Begin RECORDS FOR THIS EXERCISE
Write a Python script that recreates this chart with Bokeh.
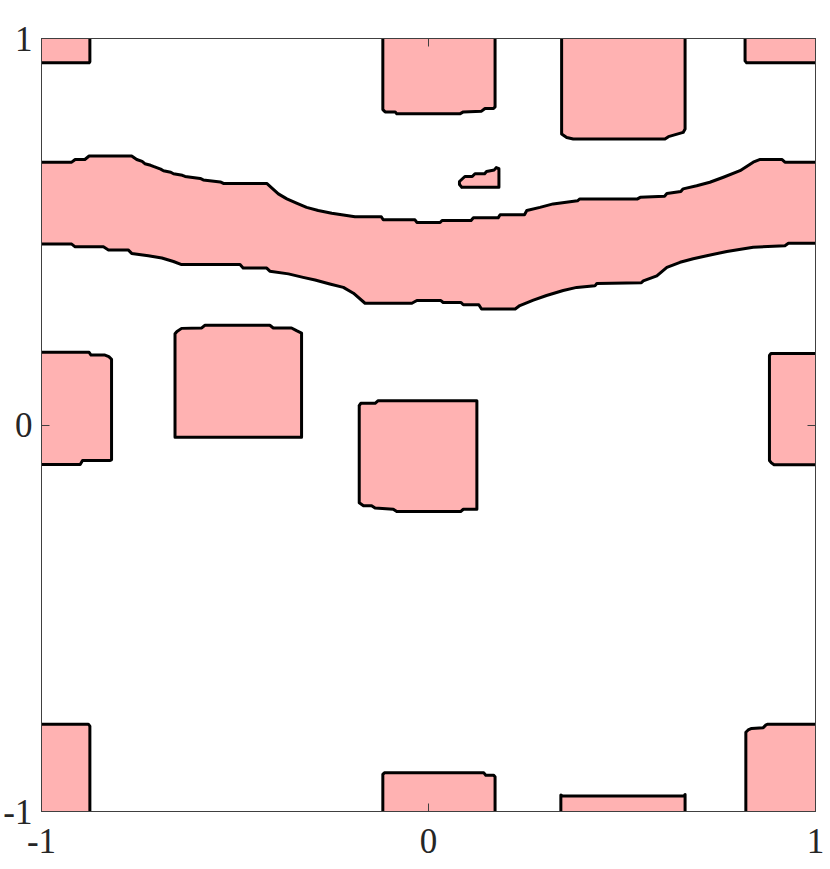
from bokeh.plotting import figure
from bokeh.models import Range1d, FixedTicker, LinearAxis
from bokeh.embed import file_html
from bokeh.resources import INLINE

# ---- tick values / labels ----
tick_values = [-1, 0, 1]
tick_labels = {-1: "-1", 0: "0", 1: "1"}

# ---- contour boundaries (data units) ----
# top-left corner region
tl_x = [-1, -0.877, -0.875, -0.875]
tl_y = [0.937, 0.937, 0.940, 1]
tl_corner_x = [-1]
tl_corner_y = [1]

# top-right corner region
tr_x = [0.818, 0.818, 0.822, 1]
tr_y = [1, 0.942, 0.937, 0.937]
tr_corner_x = [1]
tr_corner_y = [1]

# top centre box
tc_x = [-0.118, -0.118, -0.112, -0.086, -0.082, 0.081, 0.090, 0.137, 0.146, 0.168, 0.172, 0.172]
tc_y = [1, 0.816, 0.810, 0.810, 0.805, 0.805, 0.810, 0.812, 0.819, 0.819, 0.823, 1]

# top right box
trb_x = [0.344, 0.344, 0.357, 0.374, 0.611, 0.620, 0.658, 0.663, 0.663]
trb_y = [1, 0.753, 0.744, 0.740, 0.740, 0.746, 0.757, 0.766, 1]

# band: upper and lower boundaries (stair-stepped as in the contour)
band_top_x = [-1, -0.922, -0.913, -0.888, -0.877, -0.767, -0.754, -0.740, -0.733, -0.718,
              -0.711, -0.692, -0.685, -0.666, -0.659, -0.636, -0.629, -0.590, -0.582, -0.538,
              -0.530, -0.418, -0.388, -0.366, -0.341, -0.315, -0.285, -0.250, -0.190, -0.122,
              -0.117, -0.035, -0.030, 0.030, 0.035, 0.110, 0.116, 0.180, 0.185, 0.248,
              0.254, 0.288, 0.322, 0.385, 0.391, 0.540, 0.547, 0.610, 0.616, 0.652,
              0.658, 0.693, 0.727, 0.762, 0.805, 0.839, 0.857, 0.913, 0.921, 1]
band_top_y = [0.680, 0.680, 0.687, 0.687, 0.696, 0.696, 0.687, 0.682, 0.676, 0.672,
              0.669, 0.662, 0.658, 0.654, 0.650, 0.646, 0.643, 0.638, 0.634, 0.629,
              0.625, 0.625, 0.598, 0.585, 0.574, 0.563, 0.555, 0.548, 0.539, 0.539,
              0.531, 0.531, 0.524, 0.524, 0.529, 0.529, 0.536, 0.536, 0.544, 0.544,
              0.555, 0.563, 0.572, 0.580, 0.585, 0.585, 0.589, 0.592, 0.599, 0.604,
              0.611, 0.619, 0.628, 0.641, 0.658, 0.680, 0.687, 0.687, 0.680, 0.680]
band_bot_x = [-1, -0.922, -0.913, -0.840, -0.827, -0.776, -0.767, -0.724, -0.689, -0.659,
              -0.638, -0.487, -0.479, -0.418, -0.410, -0.362, -0.324, -0.293, -0.255, -0.220,
              -0.194, -0.164, -0.043, -0.030, 0.032, 0.038, 0.084, 0.090, 0.130, 0.137,
              0.224, 0.236, 0.271, 0.305, 0.348, 0.383, 0.430, 0.435, 0.550, 0.555,
              0.590, 0.616, 0.650, 0.684, 0.719, 0.771, 0.839, 0.921, 0.930, 1]
band_bot_y = [0.468, 0.468, 0.461, 0.461, 0.453, 0.453, 0.444, 0.438, 0.432, 0.423,
              0.415, 0.415, 0.406, 0.406, 0.398, 0.391, 0.382, 0.375, 0.365, 0.356,
              0.341, 0.315, 0.315, 0.322, 0.322, 0.317, 0.317, 0.311, 0.311, 0.300,
              0.300, 0.309, 0.323, 0.335, 0.348, 0.356, 0.360, 0.366, 0.368, 0.373,
              0.386, 0.408, 0.421, 0.430, 0.438, 0.449, 0.460, 0.464, 0.470, 0.470]

# small island above the band
isl_x = [0.086, 0.182, 0.182, 0.175, 0.170, 0.150, 0.145, 0.120, 0.113, 0.094, 0.080, 0.080, 0.086]
isl_y = [0.615, 0.615, 0.663, 0.666, 0.660, 0.656, 0.650, 0.650, 0.643, 0.643, 0.630, 0.622, 0.615]

# left edge box
lb_x = [-1, -0.877, -0.872, -0.836, -0.826, -0.819, -0.819, -0.824, -0.894, -0.900, -1]
lb_y = [0.188, 0.188, 0.181, 0.181, 0.177, 0.170, -0.090, -0.092, -0.092, -0.102, -0.102]

# middle-left box
ml_x = [-0.655, -0.655, -0.650, -0.638, -0.586, -0.578, -0.410, -0.401, -0.354, -0.341, -0.328, -0.328, -0.655]
ml_y = [-0.032, 0.236, 0.242, 0.250, 0.251, 0.258, 0.258, 0.251, 0.251, 0.244, 0.238, -0.032, -0.032]

# centre box
cb_x = [-0.179, -0.175, -0.138, -0.130, 0.125, 0.125, 0.090, 0.083, -0.082, -0.091, -0.138, -0.147, -0.168, -0.179, -0.179]
cb_y = [0.050, 0.056, 0.056, 0.063, 0.063, -0.218, -0.218, -0.224, -0.224, -0.218, -0.215, -0.209, -0.209, -0.201, 0.050]

# right edge box
rb_x = [1, 0.885, 0.881, 0.881, 0.886, 0.893, 1]
rb_y = [0.185, 0.185, 0.180, -0.092, -0.098, -0.103, -0.103]

# bottom-left corner region
bl_x = [-1, -0.879, -0.875, -0.875]
bl_y = [-0.774, -0.774, -0.779, -1]
bl_corner_x = [-1]
bl_corner_y = [-1]

# bottom centre box
bc_x = [-0.118, -0.118, -0.114, 0.143, 0.148, 0.168, 0.172, 0.172]
bc_y = [-1, -0.904, -0.900, -0.900, -0.906, -0.906, -0.910, -1]

# bottom right low box
brl_x = [0.342, 0.342, 0.346, 0.660, 0.663, 0.663]
brl_y = [-1, -0.957, -0.960, -0.960, -0.956, -1]

# bottom-right corner region
br_x = [0.820, 0.820, 0.826, 0.835, 0.865, 0.872, 0.877, 1]
br_y = [-1, -0.795, -0.789, -0.785, -0.783, -0.776, -0.774, -0.774]
br_corner_x = [1]
br_corner_y = [-1]

FILL = "#ffb2b2"
AX = "#404040"
TXT = "#262626"
FONT = "Liberation Serif"

p = figure(frame_width=774, frame_height=773,
           x_range=Range1d(-1, 1), y_range=Range1d(-1, 1),
           output_backend="svg", toolbar_location=None,
           x_axis_location=None, y_axis_location=None,
           min_border_left=41, min_border_right=14, min_border_top=38, min_border_bottom=56)
p.grid.visible = False
p.outline_line_color = AX
p.outline_line_width = 1
p.background_fill_color = "white"
p.border_fill_color = "white"

# fills
fill_xs = [tl_x + tl_corner_x, tr_x + tr_corner_x, tc_x, trb_x,
           band_top_x + band_bot_x[::-1], isl_x, lb_x, ml_x, cb_x, rb_x,
           bl_x + bl_corner_x, bc_x, brl_x, br_x + br_corner_x]
fill_ys = [tl_y + tl_corner_y, tr_y + tr_corner_y, tc_y, trb_y,
           band_top_y + band_bot_y[::-1], isl_y, lb_y, ml_y, cb_y, rb_y,
           bl_y + bl_corner_y, bc_y, brl_y, br_y + br_corner_y]
p.patches(fill_xs, fill_ys, fill_color=FILL, line_color=None)

# contour lines
line_xs = [tl_x, tr_x, tc_x, trb_x, band_top_x, band_bot_x, isl_x, lb_x, ml_x, cb_x, rb_x,
           bl_x, bc_x, brl_x, br_x]
line_ys = [tl_y, tr_y, tc_y, trb_y, band_top_y, band_bot_y, isl_y, lb_y, ml_y, cb_y, rb_y,
           bl_y, bc_y, brl_y, br_y]
p.multi_line(line_xs, line_ys, line_color="black", line_width=3, line_join="round", line_cap="round")


def make_axis(show_labels, standoff):
    ax = LinearAxis(ticker=FixedTicker(ticks=tick_values))
    ax.major_label_overrides = tick_labels
    ax.major_tick_in = 8
    ax.major_tick_out = 0
    ax.minor_tick_line_color = None
    ax.axis_line_color = AX
    ax.major_tick_line_color = AX
    ax.major_label_text_font = FONT
    ax.major_label_text_color = TXT
    ax.major_label_standoff = standoff
    if show_labels:
        ax.major_label_text_font_size = "35px"
    else:
        ax.major_label_text_font_size = "0px"
        ax.major_label_text_color = None
    return ax


p.add_layout(make_axis(True, 17), "below")
p.add_layout(make_axis(True, 9), "left")
p.add_layout(make_axis(False, 0), "above")
p.add_layout(make_axis(False, 0), "right")

open("out.html", "w").write(file_html(p, INLINE))
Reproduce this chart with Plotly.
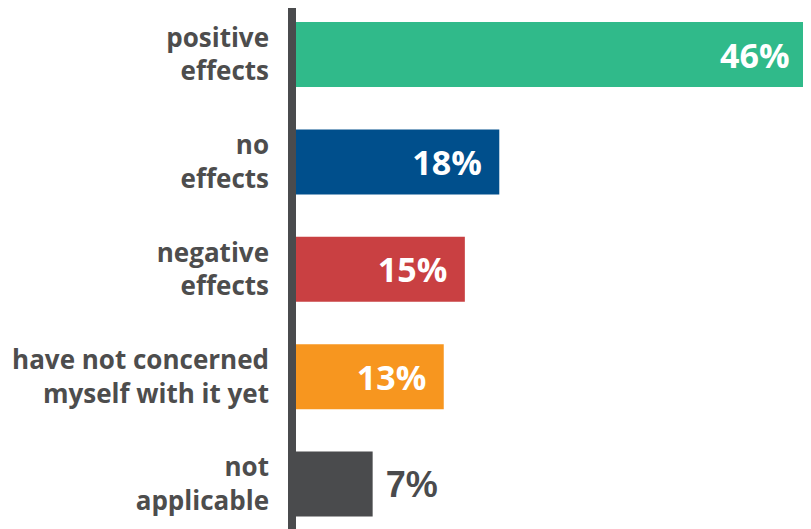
import plotly.graph_objects as go

categories = ["positive<br>effects", "no<br>effects", "negative<br>effects",
              "have not concerned<br>myself with it yet", "not<br>applicable"]
values = [46, 18.3, 15.2, 13.3, 6.9]
labels = ["46%", "18%", "15%", "13%", "7%"]
colors = ["#30ba8a", "#004f8c", "#c94042", "#f7961f", "#4a4b4d"]
text_pos = ["inside", "inside", "inside", "inside", "outside"]

texts = [l + "\u00a0\u2009" if p == "inside" else "\u00a0" + l for l, p in zip(labels, text_pos)]

fig = go.Figure(go.Bar(
    x=values, y=categories, orientation="h",
    marker=dict(color=colors, line=dict(width=0)),
    text=texts, textposition=text_pos, insidetextanchor="end",
    insidetextfont=dict(family="Open Sans", size=34, color="white", weight="bold"),
    outsidetextfont=dict(family="Liberation Sans", size=36, color="#4a4b4d", weight="bold"),
    cliponaxis=False, width=0.605,
))

# thick baseline to the left of the bars
fig.add_shape(type="rect", xref="paper", yref="paper", xsizemode="pixel",
              xanchor=0, x0=-8, x1=0, y0=0, y1=1,
              fillcolor="#4a4b4d", line=dict(width=0))

# the page body adds 8px on the top and left, so the figure is 803x521
fig.update_layout(
    width=803, height=521,
    margin=dict(l=288, r=0, t=0, b=0),
    plot_bgcolor="white", paper_bgcolor="white",
    showlegend=False,
    xaxis=dict(range=[0, 46.36], visible=False, fixedrange=True),
    yaxis=dict(
        range=[4.418, -0.433], showline=False,
        showgrid=False, zeroline=False, ticks="",
        tickfont=dict(family="Open Sans", size=26, color="#4d4d4d", weight="bold"),
        ticklabelstandoff=26,
    ),
)

fig.write_html("out.html")
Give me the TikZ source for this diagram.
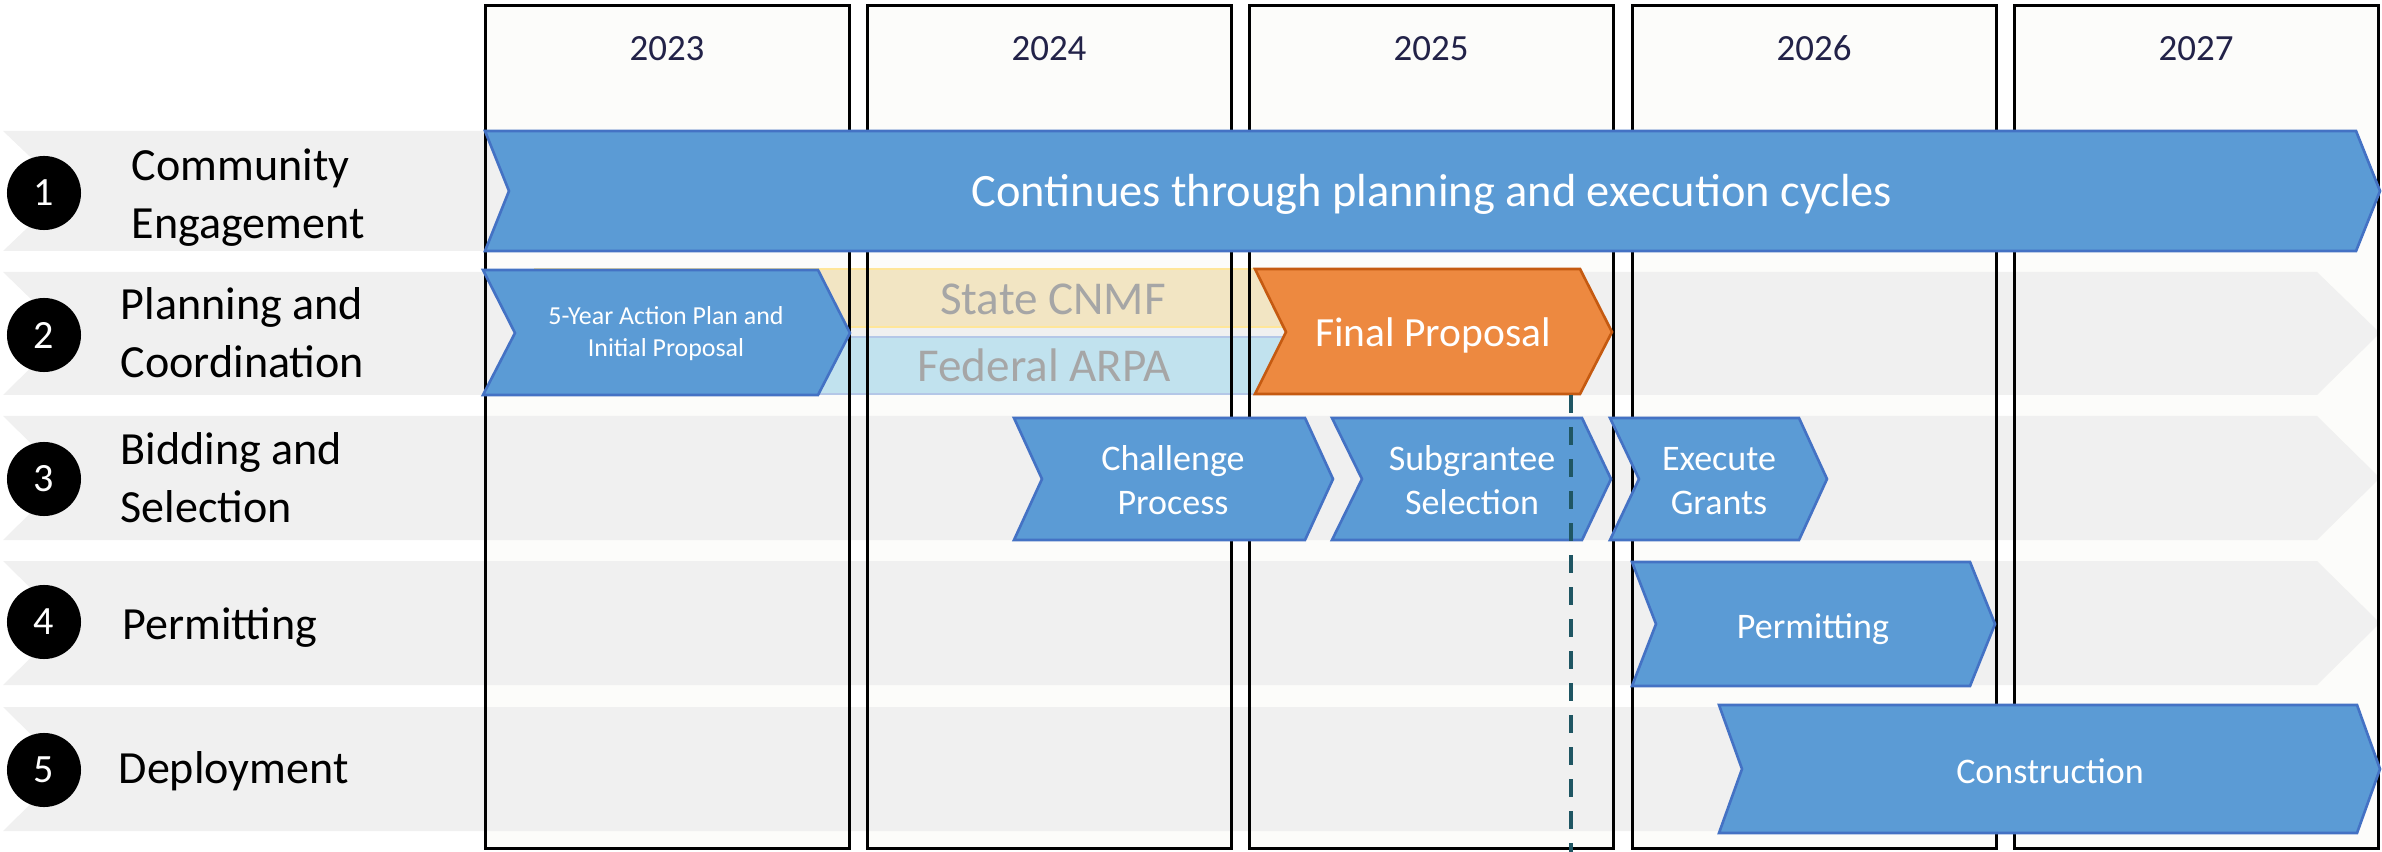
\documentclass[tikz,border=0pt]{standalone}
\usepackage{fontspec}
\setmainfont{Carlito}
\definecolor{barblue}{RGB}{91,155,213}
\definecolor{barline}{RGB}{68,114,196}
\definecolor{propfill}{RGB}{237,137,64}
\definecolor{propline}{RGB}{197,90,17}
\definecolor{rowgray}{RGB}{240,240,240}
\definecolor{yearfill}{RGB}{252,252,250}
\definecolor{yeartext}{RGB}{34,34,72}
\definecolor{statefill}{RGB}{242,229,195}
\definecolor{stateline}{RGB}{255,230,153}
\definecolor{fedfill}{RGB}{193,226,238}
\definecolor{fedline}{RGB}{180,199,231}
\definecolor{fundtext}{RGB}{166,166,166}
\definecolor{cutoff}{RGB}{31,86,99}
\begin{document}
\begin{tikzpicture}[x=0.01cm,y=-0.01cm,
    yearbox/.style={draw=black,line width=0.85pt},
    band/.style={fill=rowgray},
    chev/.style={fill=barblue,draw=barline,line width=0.75pt,line join=miter},
    num/.style={circle,fill=black,minimum size=0.74cm,inner sep=0pt,text=white,
      font=\fontsize{11.4}{13}\selectfont},
    rowlabel/.style={anchor=west,align=left,inner sep=0pt,
      font=\fontsize{13.1}{16.5}\selectfont},
    yearlabel/.style={anchor=base,inner sep=0pt,text=yeartext,
      font=\fontsize{10.5}{12}\selectfont},
    steplabel/.style={align=center,inner sep=0pt,text=white,
      font=\fontsize{10.24}{12.7}\selectfont},
    fundlabel/.style={anchor=base,inner sep=0pt,text=fundtext,
      font=\fontsize{13.4}{15}\selectfont}]
  \useasboundingbox (0,0) rectangle (2382,852);

  \fill[yearfill] (485,6) rectangle (849,848);
  \fill[yearfill] (867,6) rectangle (1231,848);
  \fill[yearfill] (1249,6) rectangle (1613,848);
  \fill[yearfill] (1632,6) rectangle (1996,848);
  \fill[yearfill] (2014,6) rectangle (2378,848);

  \fill[band] (3,131) -- (2317,131) -- (2380,191) -- (2317,251) -- (3,251) -- (66,191) -- cycle;
  \fill[band] (3,272) -- (2317,272) -- (2380,333) -- (2317,395) -- (3,395) -- (66,333) -- cycle;
  \fill[band] (3,416) -- (2317,416) -- (2380,478) -- (2317,540) -- (3,540) -- (66,478) -- cycle;
  \fill[band] (3,561) -- (2317,561) -- (2380,623) -- (2317,685) -- (3,685) -- (66,623) -- cycle;
  \fill[band] (3,707) -- (2317,707) -- (2380,769) -- (2317,831) -- (3,831) -- (66,769) -- cycle;

  \draw[fill=statefill,draw=stateline,line width=0.6pt] (535,269) rectangle (1300,327);
  \draw[fill=fedfill,draw=fedline,line width=0.6pt] (535,337) rectangle (1300,394);

  \draw[yearbox] (485,6) rectangle (849,848);
  \draw[yearbox] (867,6) rectangle (1231,848);
  \draw[yearbox] (1249,6) rectangle (1613,848);
  \draw[yearbox] (1632,6) rectangle (1996,848);
  \draw[yearbox] (2014,6) rectangle (2378,848);

  \draw[chev] (485,131) -- (2356,131) -- (2380,191) -- (2356,251) -- (485,251) -- (509,191) -- cycle;
  \draw[chev] (483,270) -- (818,270) -- (850,333) -- (818,395) -- (483,395) -- (515,333) -- cycle;
  \draw[chev,fill=propfill,draw=propline] (1255,269) -- (1580,269) -- (1612,332) -- (1580,394) -- (1255,394) -- (1286,332) -- cycle;
  \draw[chev] (1014,418) -- (1305,418) -- (1333,479) -- (1305,540) -- (1014,540) -- (1042,479) -- cycle;
  \draw[chev] (1332,418) -- (1582,418) -- (1611,479) -- (1582,540) -- (1332,540) -- (1362,479) -- cycle;
  \draw[chev] (1610,418) -- (1799,418) -- (1827,479) -- (1799,540) -- (1610,540) -- (1639,479) -- cycle;
  \draw[chev] (1632,562) -- (1970,562) -- (1995,624) -- (1970,686) -- (1632,686) -- (1656,624) -- cycle;
  \draw[chev] (1719,705) -- (2357,705) -- (2380,769) -- (2357,833) -- (1719,833) -- (1742,769) -- cycle;

  \coordinate (cuttop) at (1571,395);
  \coordinate (cutbot) at (1571,852);
  \draw[cutoff,line width=1.14pt,dash pattern=on 5pt off 4.1pt] (cuttop) -- (cutbot);

  \node[yearlabel] (y2023) at (667,61) {2023};
  \node[yearlabel] (y2024) at (1049,61) {2024};
  \node[yearlabel] (y2025) at (1431,61) {2025};
  \node[yearlabel] (y2026) at (1814,61) {2026};
  \node[yearlabel] (y2027) at (2196,61) {2027};

  \node[num] (n1) at (44,193) {1};
  \node[num] (n2) at (44,335) {2};
  \node[num] (n3) at (44,479) {3};
  \node[num] (n4) at (44,622) {4};
  \node[num] (n5) at (44,770) {5};

  \node[rowlabel] (engage) at (131,198) {Community\\Engagement};
  \node[rowlabel] (plan) at (120,332.5) {Planning and\\Coordination};
  \node[rowlabel] (bid) at (120,477.5) {Bidding and\\Selection};
  \node[rowlabel,anchor=base west] (permit) at (122,639) {Permitting};
  \node[rowlabel,anchor=base west] (deploy) at (118,783) {Deployment};

  \node[anchor=base,inner sep=0pt,text=white,font=\fontsize{13.2}{15}\selectfont] (cycles) at (1432,207) {Continues through planning and execution cycles};
  \node[steplabel,font=\fontsize{7.37}{9.1}\selectfont] (action) at (666,334) {5-Year Action Plan and\\Initial Proposal};
  \node[fundlabel] (cnmf) at (1053,315) {State CNMF};
  \node[fundlabel] (arpa) at (1044,382) {Federal ARPA};
  \node[anchor=base,inner sep=0pt,text=white,font=\fontsize{11.8}{14}\selectfont] (final) at (1433,347) {Final Proposal};
  \node[steplabel] (challenge) at (1173,480) {Challenge\\Process};
  \node[steplabel] (subgrant) at (1472,480) {Subgrantee\\Selection};
  \node[steplabel] (execute) at (1719,481) {Execute\\Grants};
  \node[steplabel,anchor=base] (permitbar) at (1813,638) {Permitting};
  \node[steplabel,anchor=base] (build) at (2050,783) {Construction};
\end{tikzpicture}
\end{document}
End RECORDS FOR THIS EXERCISE
EXERCISE> Everything from the first line of the listing above through the line that contains "0.819, 0.823, 1]" is to be restated word for word, minus the pictures.

OUTPUT>
Write a Python script that recreates this chart with Bokeh.
from bokeh.plotting import figure
from bokeh.models import Range1d, FixedTicker, LinearAxis
from bokeh.embed import file_html
from bokeh.resources import INLINE

# ---- tick values / labels ----
tick_values = [-1, 0, 1]
tick_labels = {-1: "-1", 0: "0", 1: "1"}

# ---- contour boundaries (data units) ----
# top-left corner region
tl_x = [-1, -0.877, -0.875, -0.875]
tl_y = [0.937, 0.937, 0.940, 1]
tl_corner_x = [-1]
tl_corner_y = [1]

# top-right corner region
tr_x = [0.818, 0.818, 0.822, 1]
tr_y = [1, 0.942, 0.937, 0.937]
tr_corner_x = [1]
tr_corner_y = [1]

# top centre box
tc_x = [-0.118, -0.118, -0.112, -0.086, -0.082, 0.081, 0.090, 0.137, 0.146, 0.168, 0.172, 0.172]
tc_y = [1, 0.816, 0.810, 0.810, 0.805, 0.805, 0.810, 0.812, 0.819, 0.819, 0.823, 1]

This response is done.